しかし、光太郎は首を横に振って己の勝利を拒んだ。
これは決着ではない。
光太郎は堂々とした足取りで張昭のもとに歩み寄る。
「ただ今の勝負は物言いでごわすよ、審判殿。おいどんはフラの舞どんの仕掛けた技から逃れる時に首根っこを掴んでしまいもうした。これは相撲における重大なルール違反でごわす」
相撲には”のど輪”という技は存在するが、相手の首を直接絞める行為は禁止されている。
例え命を賭けた真剣勝負であろうともルールを守らなければ暴力のそれと何も変わらない。
そして海星光太郎は一人の力士としてフラの舞に勝利したかった。
納得の行かない勝利など何の意味も無い。
「それではどうするつもりだ。…まさかフラの舞に勝利を譲るとでもいうのか?」
光太郎は何も答えない。
ただ勝利への未練が、反則負けという事実を受け入れる事を良しとしなかった。
周瑜は着物の襟を正して土俵に上がった。そして困惑する張昭と光太郎に向かって決着方法を提唱する。

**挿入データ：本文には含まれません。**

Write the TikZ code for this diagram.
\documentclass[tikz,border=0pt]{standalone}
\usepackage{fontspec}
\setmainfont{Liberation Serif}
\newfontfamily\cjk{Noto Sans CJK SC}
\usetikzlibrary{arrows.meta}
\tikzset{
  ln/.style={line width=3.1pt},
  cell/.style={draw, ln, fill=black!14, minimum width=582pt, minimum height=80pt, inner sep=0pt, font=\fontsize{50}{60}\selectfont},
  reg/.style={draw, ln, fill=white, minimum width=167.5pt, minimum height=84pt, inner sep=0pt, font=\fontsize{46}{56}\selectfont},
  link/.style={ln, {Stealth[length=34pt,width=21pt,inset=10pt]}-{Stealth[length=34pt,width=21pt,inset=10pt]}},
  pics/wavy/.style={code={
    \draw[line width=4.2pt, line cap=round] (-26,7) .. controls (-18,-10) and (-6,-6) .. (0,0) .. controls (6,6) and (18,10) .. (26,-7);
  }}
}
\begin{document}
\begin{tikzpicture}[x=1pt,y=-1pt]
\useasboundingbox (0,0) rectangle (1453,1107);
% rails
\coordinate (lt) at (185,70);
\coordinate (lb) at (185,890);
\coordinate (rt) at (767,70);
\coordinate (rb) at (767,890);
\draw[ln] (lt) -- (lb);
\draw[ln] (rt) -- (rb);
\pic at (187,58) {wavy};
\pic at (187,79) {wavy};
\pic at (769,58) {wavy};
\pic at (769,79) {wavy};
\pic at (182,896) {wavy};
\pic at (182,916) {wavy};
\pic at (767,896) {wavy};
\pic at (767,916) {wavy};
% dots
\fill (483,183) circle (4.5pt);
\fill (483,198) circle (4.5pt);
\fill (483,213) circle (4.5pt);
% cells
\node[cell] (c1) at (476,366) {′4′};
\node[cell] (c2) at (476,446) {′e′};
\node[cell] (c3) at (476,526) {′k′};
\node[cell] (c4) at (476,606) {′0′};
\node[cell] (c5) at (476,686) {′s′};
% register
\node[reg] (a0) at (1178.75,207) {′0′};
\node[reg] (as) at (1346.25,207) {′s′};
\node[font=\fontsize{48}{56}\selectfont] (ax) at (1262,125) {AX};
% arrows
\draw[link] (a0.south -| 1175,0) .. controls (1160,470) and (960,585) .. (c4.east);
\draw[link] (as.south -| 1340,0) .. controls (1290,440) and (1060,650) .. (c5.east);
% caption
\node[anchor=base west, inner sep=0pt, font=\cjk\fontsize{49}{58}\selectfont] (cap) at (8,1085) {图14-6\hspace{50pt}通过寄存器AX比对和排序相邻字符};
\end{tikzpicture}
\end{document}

「待て、張昭殿。今の決着はキン星山の反則か、フラの舞の自滅かは判断が難しいところだ。一番望ましいのは、フラの舞の意識が戻ってから勝負のやり直しだろうな。カナダ山、お前たちはそれでいいか?」
「…そうだな。キン星山の反則負けなんて事実はフラの舞が受け入れないだろう。キン星山、フラの舞が起きるまで待っててくれないか?」
カナダ山の質問に対して光太郎は頭を振って答えた。
かくして両陣営は小休止を迎え、土俵から降りてしまった。
光太郎は美伊東君に体を拭いてもらい、羽合庵によって外された手首の応急処置を受ける。

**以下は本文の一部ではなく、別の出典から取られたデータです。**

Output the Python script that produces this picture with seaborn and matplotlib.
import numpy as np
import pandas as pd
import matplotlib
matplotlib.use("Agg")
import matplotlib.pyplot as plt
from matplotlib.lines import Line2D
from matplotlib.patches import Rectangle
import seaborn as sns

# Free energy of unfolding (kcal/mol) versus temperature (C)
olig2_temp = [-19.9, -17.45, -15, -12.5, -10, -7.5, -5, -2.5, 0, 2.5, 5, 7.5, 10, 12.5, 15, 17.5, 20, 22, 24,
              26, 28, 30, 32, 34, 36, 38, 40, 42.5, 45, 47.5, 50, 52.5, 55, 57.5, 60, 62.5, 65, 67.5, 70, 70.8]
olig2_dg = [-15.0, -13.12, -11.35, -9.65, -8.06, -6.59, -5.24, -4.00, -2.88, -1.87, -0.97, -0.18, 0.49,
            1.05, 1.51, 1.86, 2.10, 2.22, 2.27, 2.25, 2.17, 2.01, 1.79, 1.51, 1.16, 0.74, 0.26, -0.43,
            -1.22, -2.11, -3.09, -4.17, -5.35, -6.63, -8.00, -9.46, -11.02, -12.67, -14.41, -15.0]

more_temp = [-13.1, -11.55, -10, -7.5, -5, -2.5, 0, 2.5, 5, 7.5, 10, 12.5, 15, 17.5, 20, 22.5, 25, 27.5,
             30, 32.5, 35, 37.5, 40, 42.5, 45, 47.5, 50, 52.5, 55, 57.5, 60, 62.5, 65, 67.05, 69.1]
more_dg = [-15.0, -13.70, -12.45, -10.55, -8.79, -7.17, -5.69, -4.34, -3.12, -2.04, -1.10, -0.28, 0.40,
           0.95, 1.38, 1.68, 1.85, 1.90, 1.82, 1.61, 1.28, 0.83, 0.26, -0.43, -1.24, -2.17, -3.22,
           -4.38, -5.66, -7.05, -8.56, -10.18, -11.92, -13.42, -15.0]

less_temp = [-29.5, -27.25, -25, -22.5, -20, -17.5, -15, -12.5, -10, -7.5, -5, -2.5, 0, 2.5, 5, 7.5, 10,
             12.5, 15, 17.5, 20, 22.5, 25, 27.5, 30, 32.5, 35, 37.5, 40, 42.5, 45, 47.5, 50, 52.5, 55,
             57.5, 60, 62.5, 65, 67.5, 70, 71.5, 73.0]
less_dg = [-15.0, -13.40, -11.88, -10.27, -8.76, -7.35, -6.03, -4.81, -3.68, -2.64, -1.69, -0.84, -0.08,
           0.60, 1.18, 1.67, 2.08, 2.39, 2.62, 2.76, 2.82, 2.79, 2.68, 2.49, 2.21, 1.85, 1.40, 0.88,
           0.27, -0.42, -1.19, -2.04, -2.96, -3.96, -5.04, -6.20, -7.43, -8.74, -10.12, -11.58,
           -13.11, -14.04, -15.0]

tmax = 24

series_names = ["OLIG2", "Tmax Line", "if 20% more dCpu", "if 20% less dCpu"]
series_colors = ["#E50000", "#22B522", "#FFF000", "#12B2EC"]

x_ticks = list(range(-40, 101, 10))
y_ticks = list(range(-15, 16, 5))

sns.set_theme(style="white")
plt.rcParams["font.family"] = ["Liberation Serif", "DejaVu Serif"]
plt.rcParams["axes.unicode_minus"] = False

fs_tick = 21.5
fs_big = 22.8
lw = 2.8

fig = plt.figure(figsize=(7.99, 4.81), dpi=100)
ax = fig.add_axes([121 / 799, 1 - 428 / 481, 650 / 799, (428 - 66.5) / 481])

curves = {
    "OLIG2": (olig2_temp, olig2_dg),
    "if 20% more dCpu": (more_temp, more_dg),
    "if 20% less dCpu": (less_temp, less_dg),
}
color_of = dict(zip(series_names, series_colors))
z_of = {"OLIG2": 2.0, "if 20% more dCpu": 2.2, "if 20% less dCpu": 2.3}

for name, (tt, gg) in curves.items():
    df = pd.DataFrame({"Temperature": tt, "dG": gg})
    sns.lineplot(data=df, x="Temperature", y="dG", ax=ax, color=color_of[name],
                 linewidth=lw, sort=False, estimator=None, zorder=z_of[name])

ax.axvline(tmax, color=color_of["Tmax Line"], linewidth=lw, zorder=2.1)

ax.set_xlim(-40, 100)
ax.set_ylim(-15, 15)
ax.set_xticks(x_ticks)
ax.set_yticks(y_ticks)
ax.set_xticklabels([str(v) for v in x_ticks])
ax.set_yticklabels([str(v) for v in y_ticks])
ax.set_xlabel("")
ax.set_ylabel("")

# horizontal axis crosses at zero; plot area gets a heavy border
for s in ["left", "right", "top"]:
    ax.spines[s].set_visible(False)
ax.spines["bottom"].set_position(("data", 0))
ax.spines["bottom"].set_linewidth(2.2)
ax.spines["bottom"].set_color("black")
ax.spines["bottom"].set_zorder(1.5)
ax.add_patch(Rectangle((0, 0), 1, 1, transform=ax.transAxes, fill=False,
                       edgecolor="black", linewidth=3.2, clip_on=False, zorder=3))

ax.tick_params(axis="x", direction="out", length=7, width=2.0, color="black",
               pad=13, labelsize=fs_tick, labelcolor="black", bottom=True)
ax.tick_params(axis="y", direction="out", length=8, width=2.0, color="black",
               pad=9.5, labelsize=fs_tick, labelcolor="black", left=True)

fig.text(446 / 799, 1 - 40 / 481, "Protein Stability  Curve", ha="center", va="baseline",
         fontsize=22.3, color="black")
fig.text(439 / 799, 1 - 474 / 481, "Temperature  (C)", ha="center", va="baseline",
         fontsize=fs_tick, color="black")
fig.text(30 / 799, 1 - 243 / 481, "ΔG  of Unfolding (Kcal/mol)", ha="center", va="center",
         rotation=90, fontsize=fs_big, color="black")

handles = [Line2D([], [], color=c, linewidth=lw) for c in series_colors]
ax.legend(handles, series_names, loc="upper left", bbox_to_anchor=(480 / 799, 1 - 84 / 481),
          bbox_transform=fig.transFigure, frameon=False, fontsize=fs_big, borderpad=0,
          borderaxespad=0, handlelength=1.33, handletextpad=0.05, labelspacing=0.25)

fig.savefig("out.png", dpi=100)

羽合庵は見事に光太郎の手首を修復して今度は水で冷やしたタオルを当てる。
諸葛亮は羽合庵の治療行為を感心しながら見つめていた。
羽合庵は光太郎に関節の可動部位を確認させる傍らで尋ねる。
「光太郎よ、私からの最初で最後の頼みだ。よく聞け、何でもいいからフラの舞に勝て。お前の誇りとやらの行く先をこの私に見せてみろ」
羽合庵らしからぬアドバイスに光太郎は思わず驚いてしまう。
普段から羽合庵は”己に負けるな”と言っても”相手に勝って来い”とは言わない性分だったはずだ。
同様に美伊東君もまたらしからぬ応援を光太郎に送る。
「若、ここが正念場です。貴方の相撲への意気込みが嘘ではない事を僕の目の前で証明してください。フラの舞に勝って海星光太郎という力士がここにいることを証明してください」
美伊東君の大きな瞳には薄らと涙が浮かんでいた。
光太郎は”二人とも何を大げさな”と思いつつ返事をする。
羽合庵と美伊東君は今まさに海星光太郎という力士を認めつつあった。
彼は目先の勝利よりも対等の勝負を望んだのである。
光太郎の成長を見守ってきた二人にとってこれ以上の幸福は存在しない。
「…お、応ともさでごわすよ」
光太郎は右手が意のままに動く事を確認してから再び、土俵に上がった。
先ほど目の前には意識を取り戻したばかりのフラの舞が立っている。
フラの舞は自分の頬をピシャリと叩いて気合を入れ直した。
「キン星山、お前に一つ良い事を教えてやろう。今の俺は”崖っぷちのど根性”が使えない。おまけに地面に落ちたショックで左肩が上がらないという最悪のコンディションだ」
「ははは…。何を言うかと思えば、それはおいどんも同じ事でごわすよ。あんさんのキン星バスター投げで足は曲がらないわ、背中は痛いわで大変でごわすよ」
二人は土俵中央まで歩き、ゼロ距離同然で見合った。
そして張昭が軍配を構える。
「フラの舞、キン星山よ。これが最初で最後の仕切り直しだ。見合って、見合って…。はっけよい、残ったぁぁッ‼」
張昭のかけ声と共にフラの舞と光太郎が激突する。
そして、勝敗は一瞬で決した。
地面に投げ出されたフラの舞は両膝をついて勝者を見上げる。
光太郎は額から血を流しながらフラの舞を見た。
激闘を乗り越えた誇り高き勝者の名は海星光太郎、キン星山である。